Май – июнь.Пишет открытые письма в защиту политзаключенных (А. Амальрика, Л. Убожко, Е. Левич, В. Борисова, Л. Плюща) и телеграмму в защиту Ф. Руппеля, желающего репатриироваться с семьей в ФРГ.
Сахаров:
«2 июля 1973 года я дал свое второе интервью для иностранной прессы. Оно оказалось очень важным – как по существу, т. к. касалось принципиальных вопросов, так и по своему воздействию. Интервью получило широкое распространение, вызвало острую реакцию КГБ и оказало большое влияние на мою судьбу.
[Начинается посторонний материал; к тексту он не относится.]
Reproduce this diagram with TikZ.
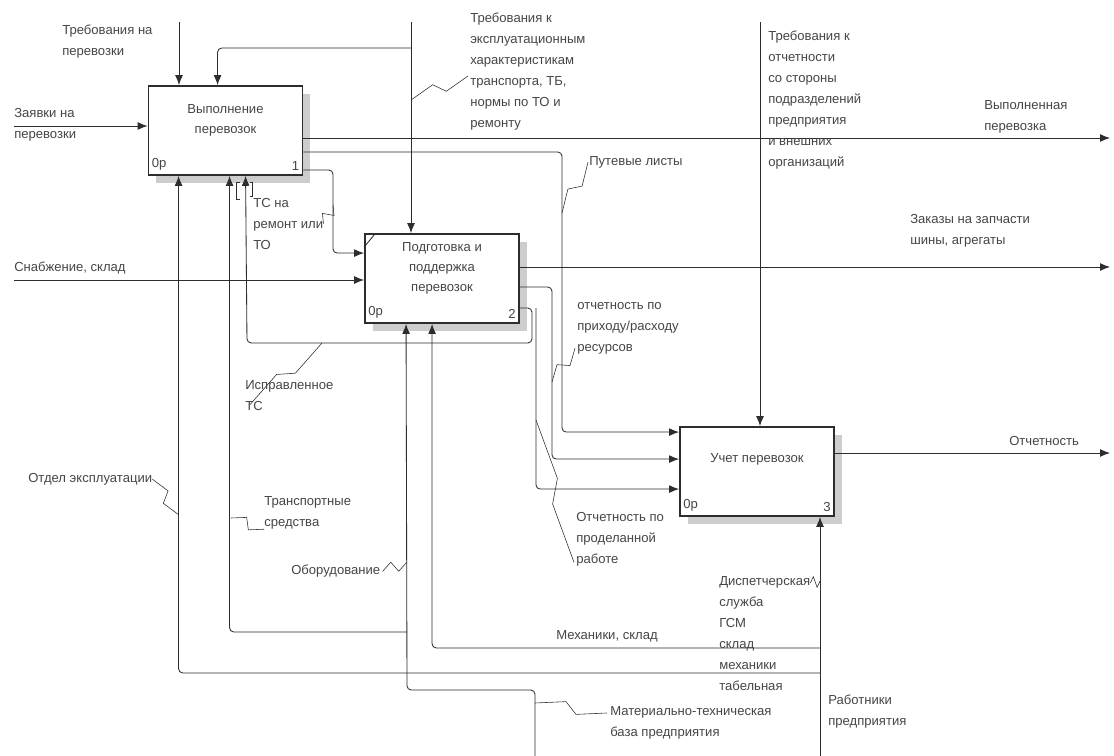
\documentclass[tikz,border=0pt]{standalone}
\usepackage{fontspec}
\setmainfont{Liberation Sans}
\definecolor{idefline}{RGB}{45, 45, 45}
\definecolor{ideftext}{RGB}{70, 70, 70}
\definecolor{idefshade}{RGB}{205, 205, 205}
\usetikzlibrary{
    arrows.meta,
    positioning,
    calc,
    shadows
}

\begin{document}
\begin{tikzpicture}[x=0.025cm, y=-0.025cm,
    actbox/.style={draw=idefline, line width=1.3pt, fill=white, inner sep=0pt,
                   minimum width=3.85cm, minimum height=2.225cm,
                   general shadow={fill=idefshade, shadow xshift=5.5pt, shadow yshift=-5.5pt}},
    boxtitle/.style={align=center, inner sep=0pt, text=ideftext, font=\fontsize{9.3}{14.2}\selectfont},
    boxid/.style={inner sep=0pt, text=ideftext, font=\fontsize{9.3}{11}\selectfont},
    lbl/.style={anchor=north west, inner sep=0pt, align=left, text=ideftext,
                font=\fontsize{9.3}{14.9}\selectfont},
    arr/.style={draw=idefline, line width=0.6pt, rounded corners=3pt,
                -{Latex[length=7pt, width=5.5pt]}},
    conn/.style={draw=idefline, line width=0.6pt, rounded corners=3pt},
    lead/.style={draw=idefline, line width=0.4pt},
    squig/.style={to path={-- ($(\tikztostart)!0.42!(\tikztotarget)!4pt!90:(\tikztotarget)$)
                           -- ($(\tikztostart)!0.58!(\tikztotarget)!4pt!-90:(\tikztotarget)$)
                           -- (\tikztotarget)}}]

    \path[use as bounding box, fill=white] (0,0) rectangle (1114,756);

    % Activity boxes
    \node[actbox] (b1) at (225.5,130.5) {};
    \node[actbox] (b2) at (442,278.5) {};
    \node[actbox] (b3) at (757,471.5) {};

    \node[boxtitle] (b1t) at ($(b1.center)+(0,-10)$) {Выполнение\\перевозок};
    \node[boxtitle] (b2t) at ($(b2.center)+(0,-10)$) {Подготовка и\\поддержка\\перевозок};
    \node[boxtitle] (b3t) at ($(b3.center)+(0,-12)$) {Учет перевозок};

    \node[boxid, anchor=south west] (b1c) at ($(b1.south west)+(4,-5)$) {0р};
    \node[boxid, anchor=south east] (b1n) at ($(b1.south east)+(-4,-5)$) {1};
    \node[boxid, anchor=south west] (b2c) at ($(b2.south west)+(4,-5)$) {0р};
    \node[boxid, anchor=south east] (b2n) at ($(b2.south east)+(-4,-5)$) {2};
    \node[boxid, anchor=south west] (b3c) at ($(b3.south west)+(4,-5)$) {0р};
    \node[boxid, anchor=south east] (b3n) at ($(b3.south east)+(-4,-5)$) {3};

    % Free ends and bends
    \coordinate (zin) at (14,126);
    \coordinate (sin) at (14,280);
    \coordinate (rin) at (179,22);
    \coordinate (ein) at (411,22);
    \coordinate (ejn) at (411,48);
    \coordinate (otin) at (760,22);
    \coordinate (vout) at (1110,138);
    \coordinate (zout) at (1110,267);
    \coordinate (oout) at (1110,453);
    \coordinate (rab) at (820,756);
    \coordinate (mtb) at (535,756);
    \coordinate (plk) at (562,152);
    \coordinate (tsk) at (333,170);
    \coordinate (ork) at (552,287);
    \coordinate (isk) at (532,308);
    \coordinate (isb) at (247,343);
    \coordinate (prk) at (536,308);
    \coordinate (mkj) at (820,648);
    \coordinate (otj) at (820,673);
    \coordinate (mtk) at (407,690);
    \coordinate (tsj) at (407,632);

    % Inputs
    \draw[arr] (zin) -- (zin -| b1.west);
    \draw[arr] (sin) -- (sin -| b2.west);
    \draw[arr] (b1.east |- tsk) -- (tsk) |- ($(b2.north west)+(0,20)$);
    \draw[arr] (b1.east |- plk) -- (plk) |- ($(b3.north west)+(0,6)$);
    \draw[arr] (b2.east |- ork) -- (ork) |- ($(b3.north west)+(0,33)$);
    \draw[arr] (prk) |- ($(b3.north west)+(0,63)$);

    % Controls
    \draw[arr] (rin) -- (rin |- b1.north);
    \draw[arr] (ein) -- (ein |- b2.north);
    \draw[arr] (ejn) -| ($(b1.north west)+(70,0)$);
    \draw[arr] (otin) -- (otin |- b3.north);

    % Outputs
    \draw[arr] (vout -| b1.east) -- (vout);
    \draw[arr] (zout -| b2.east) -- (zout);
    \draw[arr] (oout -| b3.east) -- (oout);
    \draw[arr] (b2.east |- isk) -- (isk) |- (isb) -- ($(b1.south west)+(98,0)$);

    % Mechanisms
    \draw[arr] (rab) -- (rab |- b3.south);
    \draw[arr] (mkj) -| ($(b2.south west)+(68,0)$);
    \draw[arr] (otj) -| ($(b1.south west)+(31,0)$);
    \draw[arr] (mtb) |- (mtk) -- ($(b2.south west)+(42,0)$);
    \draw[arr] (tsj) -| ($(b1.south west)+(82,0)$);

    % Tunnel marks
    \draw[conn, rounded corners=0pt] ($(b1.south west)+(92,6)$) -- ++(-3,0) -- ++(0,17) -- ++(3,0);
    \draw[conn, rounded corners=0pt] ($(b1.south west)+(102,6)$) -- ++(3,0) -- ++(0,14) -- ++(-3,0);
    \draw[conn] ($(b2.north west)+(0,14)$) -- ($(b2.north west)+(10,2)$);

    % Labels
    \node[lbl] (trp) at (62,25) {Требования на\\перевозки};
    \node[lbl] (zvk) at (14,108) {Заявки на\\перевозки};
    \node[lbl] (tre) at (470,13) {Требования к\\эксплуатационным\\характеристикам\\транспорта, ТБ,\\нормы по ТО и\\ремонту};
    \node[lbl] (tro) at (768,31) {Требования к\\отчетности\\со стороны\\подразделений\\предприятия\\и внешних\\организаций};
    \node[lbl] (vyp) at (984,100) {Выполненная\\перевозка};
    \node[lbl] (ptl) at (589,156) {Путевые листы};
    \node[lbl] (zkz) at (910,214) {Заказы на запчасти\\шины, агрегаты};
    \node[lbl] (tsr) at (253,198) {ТС на\\ремонт или\\ТО};
    \node[lbl] (snb) at (14,262) {Снабжение, склад};
    \node[lbl] (opr) at (577,302) {отчетность по\\приходу/расходу\\ресурсов};
    \node[lbl] (isp) at (245,380) {Исправленное\\ТС};
    \node[lbl] (otd) at (28,473) {Отдел эксплуатации};
    \node[lbl] (tsp) at (264,496) {Транспортные\\средства};
    \node[lbl] (obr) at (291,565) {Оборудование};
    \node[lbl] (opw) at (576,512) {Отчетность по\\проделанной\\работе};
    \node[lbl] (otc) at (1009,436) {Отчетность};
    \node[lbl] (dsp) at (719,576) {Диспетчерская\\служба\\ГСМ\\склад\\механики\\табельная};
    \node[lbl] (mks) at (556,630) {Механики, склад};
    \node[lbl] (mtl) at (610,706) {Материально-техническая\\база предприятия};
    \node[lbl] (rbt) at (828,695) {Работники\\предприятия};

    % Label leaders
    \draw[lead] ($(tre.north west)+(-2,63)$) to[squig] (411,100);
    \draw[lead] ($(ptl.west)+(-1,0)$) to[squig] (562,213);
    \draw[lead] (tsr.east) to[squig] (333,205);
    \draw[lead] ($(opr.south west)+(-2,-6)$) to[squig] (552,382);
    \draw[lead] ($(isp.south west)+(5,-6)$) to[squig] (322,343);
    \draw[lead] (otd.east) to[squig] (179,515);
    \draw[lead] (tsp.south west) to[squig] (231,518);
    \draw[lead] ($(obr.east)+(2,0)$) to[squig] (407,562);
    \draw[lead] ($(opw.south west)+(-2,-4)$) to[squig] (536,420);
    \draw[lead] ($(dsp.north east)+(0,7)$) to[squig] (820,581);
    \draw[lead] ($(mtl.north west)+(-3,7)$) to[squig] (535,703);
\end{tikzpicture}
\end{document}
Это интервью я дал корреспонденту шведского радио и телевидения Улле Стенхольму… Улле сел на кровать напротив меня (а я в кресло), достал магнитофон и поднес микрофон к моему рту.
– Что вы думаете о..?
Интервью началось. Вопросы касались общей оценки природы советского строя, возможностей его изменения, возможного влияния на это диссидентов, отношения к ним властей, положения с правами человека. Я впервые говорил перед микрофоном на общие темы, это было трудно, но в то же время отсутствие боязни впасть в самоповторение расковывало меня. Мне кажется, интервью получилось. Через неделю оно было передано зарубежными радиостанциями и в течение следующих двух недель неоднократно повторялось. А потом грянул гром!
Вновь была использована “Литературная газета”. В ней появилась статья ее обозревателя Юрия Корнилова (сотрудника АПН – агентства печати “Новости” – опять-таки якобы независимого, а на самом деле одного из главных орудий КГБ). В этой статье особенно резко осуждалась (без точного цитирования, так что было не совсем ясно, о чем идет речь) моя характеристика построенного в СССР общества как государственного капитализма с предельной партийно-государственной монополией в области экономики, идеологии и культуры. Острота реакции показывала, что я “попал в точку”».
БА:
О реакции московской научной общественности на Сахарова в условиях, когда его имя все чаще и чаще звучало по «вражеским голосам». Ниже письмо Е. Г. Боннэр в период, когда я готовил книгу о моем отце [11].
Елена Боннэр (из письма Борису Альтшулеру 18 января 2009 г.):
« Дорогой Боря! Мне мало что есть написать о твоем отце. Я ведь только присутствовала, настоящего общения с ним у меня не было. Получится пересказ того, что говорил Андрей, да еще неточный, потому что точности время смывает, как вода. Но я очень хорошо помню знакомство с Львом Владимировичем и с твоей мамой Марией Парфеньевной [63] Л. В. Альтшулер и М. П. Сперанская были хорошо знакомы с Сахаровым по жизни на «объекте» в 1950–1960 гг.
.
Было начало лета 1973 года. В Москве шел очередной международный кинофестиваль. Андрей купил билеты на какие-то просмотры в Дом ученых. Наши места оказались рядом со Львом Владимировичем и твоей мамой. Андрей был явно обрадован таким соседством, и, как мне показалось, твои родители тоже. На каждом просмотре обычно демонстрировали два фильма. В антракте, который между двумя фильмами длился минут двадцать, а может и больше, мы вчетвером вышли на улицу, чтобы продышаться, – в зале было очень душно. А я сразу заторопилась на улицу, чтобы покурить. В маленьком садике перед входом в Дом ученых было тесно, но вокруг нашей четверки образовалось некоторое пустое пространство, как будто был невидимый, но явно очерченный круг, куда нельзя ступать, хотя некоторые люди, явно знакомые Андрею, не входя в круг, слегка кивали – то ли здоровались, то ли случайно трясли головой. Неестественность этого движения как-то четко обозначалась на фоне очень благожелательного разговора твоих папы и мамы с Андреем. Почему все эти давно знакомые с Андреем люди так себя вели? Ведь еще не было вызова Андрея к Малярову. Соответственно, не было его (Андрея) пресс-конференции, обвинительного письма в его адрес сорока академиков и последующей газетной анти-сахаровской травли, отраженной в сборнике “Pro et contra” .
Лев Владимирович в декабре того же 1973 года посетил нас в академической больнице. А потом был долгий перерыв, когда я с ним не встречалась. А после нашего возвращения из Горьковской ссылки было несколько вечеров на нашей кухне, долгое чаепитие с чем-нибудь вкусным специально мной приготовленным. Немножко по Блоку “Авось и распарит кручину, хлебнувшая чаю душа”. Правда кручины уже не было. Даже наоборот – мерещились какие-то светлые дали – как будто мы все стали чуток Маниловыми. И время стало двигаться с иной скоростью, как бы толкая нас к неоправданной эйфории.